Some promotions to the rank of brigadier were made in the Potomac Army at this time, and Grant was notified that there were three or four other vacancies in that grade. This led him to say he would like to have them given to such men as Sherman might recommend. He added: "No one can tell so well as one immediately in command the disposition that should be made of the material on hand. Osterhaus has proved himself a good soldier, but if he is not in the field I regret his promotion."[Footnote:Id., p. 260.]As it had been Grant's former recommendation which had been the strongest ostensible ground of the promotion, this remark of his is important as pointing out the true principle in such matters. Recommendations of such a sort are always on the implied condition that the claim shall not be forfeited by subsequent conduct, and Grant said in substance that the circumstances had altered the cases and relieved him (and the administration too) of any obligation.

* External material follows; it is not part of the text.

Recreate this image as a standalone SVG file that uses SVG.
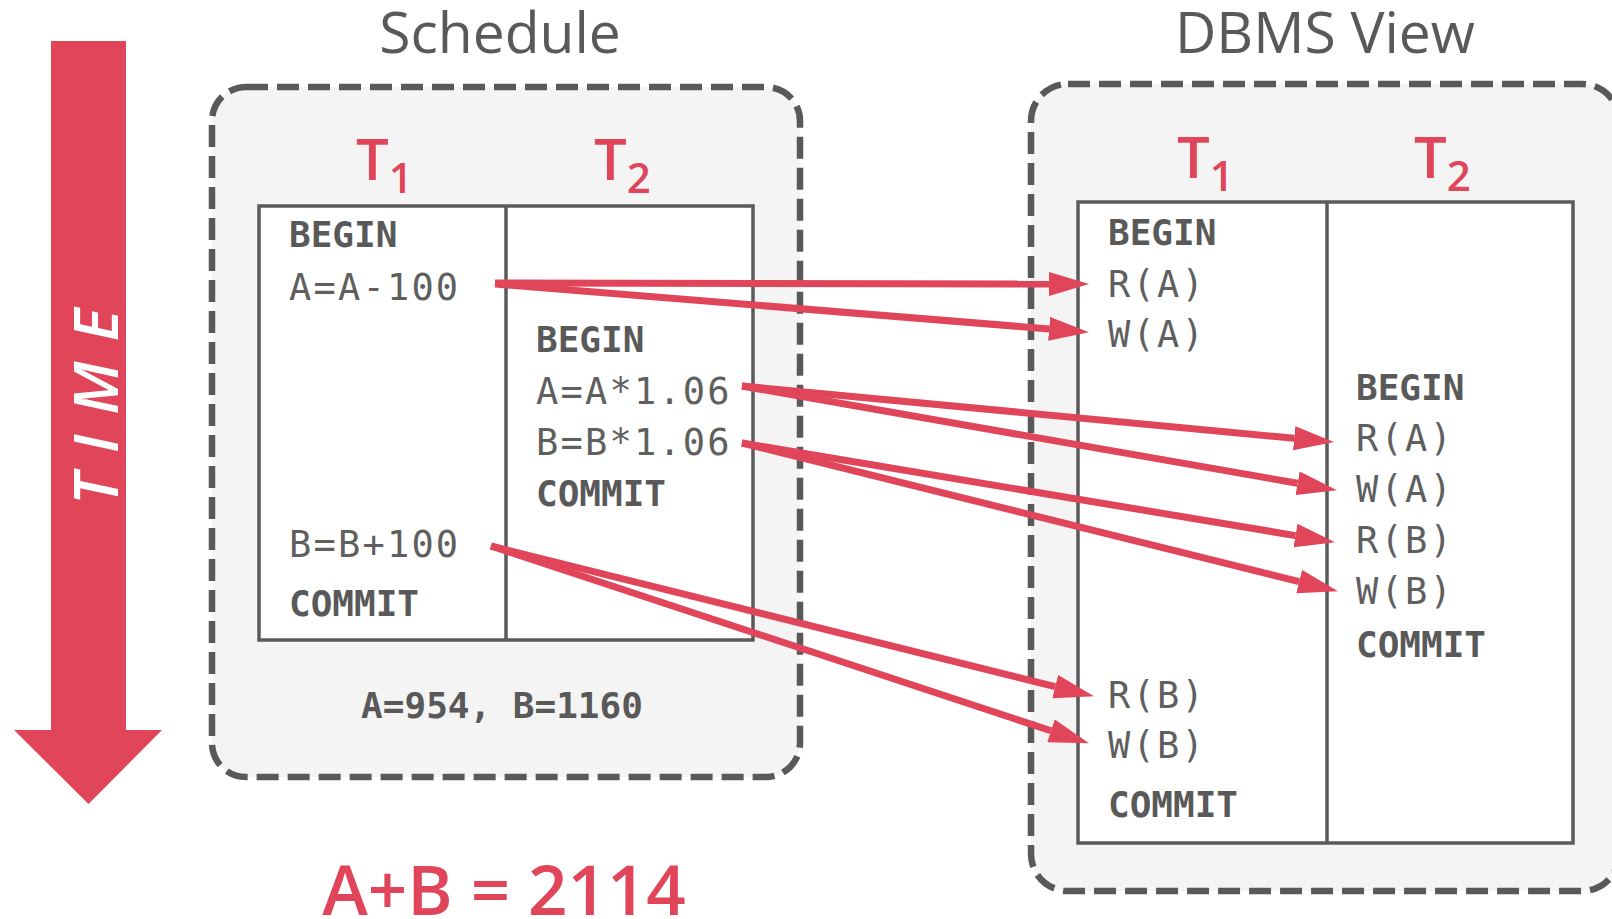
<svg xmlns="http://www.w3.org/2000/svg" width="1612" height="919" viewBox="0 0 1612 919">
  <defs>
    <style>
      .title { font-family: "Open Sans", "Noto Sans", sans-serif; font-size: 57px; fill: #595959; }
      .tlab { font-family: "Open Sans", "Noto Sans", sans-serif; font-weight: 600; font-size: 58px; fill: #E0455A; }
      .sub { font-size: 42px; }
      .box { fill: #F4F4F4; stroke: #595959; stroke-width: 6.5; stroke-dasharray: 22 9; }
      .tbl { fill: #FFFFFF; stroke: #5A5A5A; stroke-width: 3.5; }
      .div { stroke: #5A5A5A; stroke-width: 3.5; }
      .kw { font-family: "DejaVu Sans Mono", "Liberation Mono", monospace; font-weight: bold; font-size: 36px; fill: #595959; }
      .op { font-family: "DejaVu Sans Mono", "Liberation Mono", monospace; font-size: 37px; letter-spacing: 2.2px; fill: #5F5F5F; }
      .res { font-family: "DejaVu Sans Mono", "Liberation Mono", monospace; font-weight: bold; font-size: 36px; fill: #595959; }
      .sum { font-family: "Open Sans", "Noto Sans", sans-serif; font-weight: 600; font-size: 69px; fill: #E0455A; }
      .time { font-family: "Open Sans", "Noto Sans", sans-serif; font-style: italic; font-weight: 600; font-size: 62px; letter-spacing: 20px; fill: #FFFFFF; }
      .conn line { stroke: #E0455A; stroke-width: 7; fill: none; }
    </style>
    <marker id="ah" markerUnits="userSpaceOnUse" markerWidth="40" markerHeight="24" viewBox="0 0 40 24" refX="0" refY="12" orient="auto">
      <path d="M0,0 L40,12 L0,24 Z" fill="#E0455A"/>
    </marker>
  </defs>

  <rect width="1612" height="919" fill="#FFFFFF"/>

  <g id="time-arrow">
    <path d="M51,41 H126 V730 H162 L88.5,804 L14,730 H51 Z" fill="#E0455A"/>
    <text class="time" transform="translate(118,505) rotate(-90)" x="0" y="0">TIME</text>
  </g>

  <g id="schedule">
    <text class="title" x="500" y="53" text-anchor="middle">Schedule</text>
    <rect class="box" x="212" y="87" width="588" height="690" rx="34" ry="34"/>
    <text class="tlab" x="356" y="180">T<tspan class="sub" dy="13">1</tspan></text>
    <text class="tlab" x="594" y="180">T<tspan class="sub" dy="13">2</tspan></text>
    <rect class="tbl" x="259" y="206" width="494" height="434"/>
    <line class="div" x1="506" y1="206" x2="506" y2="640"/>
    <text class="kw" x="289" y="247">BEGIN</text>
    <text class="op" x="289" y="300">A=A-100</text>
    <text class="op" x="289" y="557">B=B+100</text>
    <text class="kw" x="289" y="616">COMMIT</text>
    <text class="kw" x="536" y="352">BEGIN</text>
    <text class="op" x="536" y="404">A=A*1.06</text>
    <text class="op" x="536" y="455">B=B*1.06</text>
    <text class="kw" x="536" y="506">COMMIT</text>
    <text class="res" x="502" y="718" text-anchor="middle">A=954, B=1160</text>
  </g>

  <g id="dbms-view">
    <text class="title" x="1325" y="53" text-anchor="middle">DBMS View</text>
    <rect class="box" x="1031" y="84" width="588" height="807" rx="37" ry="37"/>
    <text class="tlab" x="1177" y="178">T<tspan class="sub" dy="13">1</tspan></text>
    <text class="tlab" x="1414" y="178">T<tspan class="sub" dy="13">2</tspan></text>
    <rect class="tbl" x="1078" y="202" width="495" height="641"/>
    <line class="div" x1="1327" y1="202" x2="1327" y2="843"/>
    <text class="kw" x="1108" y="245">BEGIN</text>
    <text class="op" x="1108" y="297">R(A)</text>
    <text class="op" x="1108" y="347">W(A)</text>
    <text class="op" x="1108" y="708">R(B)</text>
    <text class="op" x="1108" y="758">W(B)</text>
    <text class="kw" x="1108" y="817">COMMIT</text>
    <text class="kw" x="1356" y="400">BEGIN</text>
    <text class="op" x="1356" y="451">R(A)</text>
    <text class="op" x="1356" y="502">W(A)</text>
    <text class="op" x="1356" y="553">R(B)</text>
    <text class="op" x="1356" y="604">W(B)</text>
    <text class="kw" x="1356" y="657">COMMIT</text>
  </g>

  <g id="sum">
    <text class="sum" x="504" y="915" text-anchor="middle">A+B = 2114</text>
  </g>

  <g id="connectors" class="conn">
    <line x1="495" y1="283" x2="1049" y2="284" marker-end="url(#ah)"/>
    <line x1="495" y1="284" x2="1049.1" y2="328.9" marker-end="url(#ah)"/>
    <line x1="742" y1="386" x2="1294.2" y2="438.3" marker-end="url(#ah)"/>
    <line x1="742" y1="386" x2="1297.6" y2="483.3" marker-end="url(#ah)"/>
    <line x1="742" y1="443" x2="1295.5" y2="535.6" marker-end="url(#ah)"/>
    <line x1="742" y1="443" x2="1299.2" y2="581.6" marker-end="url(#ah)"/>
    <line x1="491" y1="546" x2="1055.2" y2="686.6" marker-end="url(#ah)"/>
    <line x1="491" y1="546" x2="1051" y2="730.8" marker-end="url(#ah)"/>
  </g>
</svg>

To complete the discussion, it must be noted that there were three brigadiers from Indiana in the Twenty-third Corps at this time, and Hovey was not only the junior of the three but had been the least actively employed in the campaign. Manson had been stricken down in the battle of Resaca whilst heroically leading his men to the capture of the rebel position, and never fully recovered from the injury.[Footnote:Ante, p. 221.]Hascall distinguished himself at every step of the campaign. Both left the service at last without any further recognition. It was common fame in the army that they were not favored by Governor O. P. Morton, the dominant political influence in their State. Hovey's further service was not in the field, but as commandant of the District of Indiana. Osterhaus returned to the Fifteenth Corps and served creditably in Sherman's remaining campaigns. Hovey's division was broken up, one brigade being added to Hascall's division and the other to mine.[Footnote: Official Records, vol. xxxviii. pt. iv. p. 448.]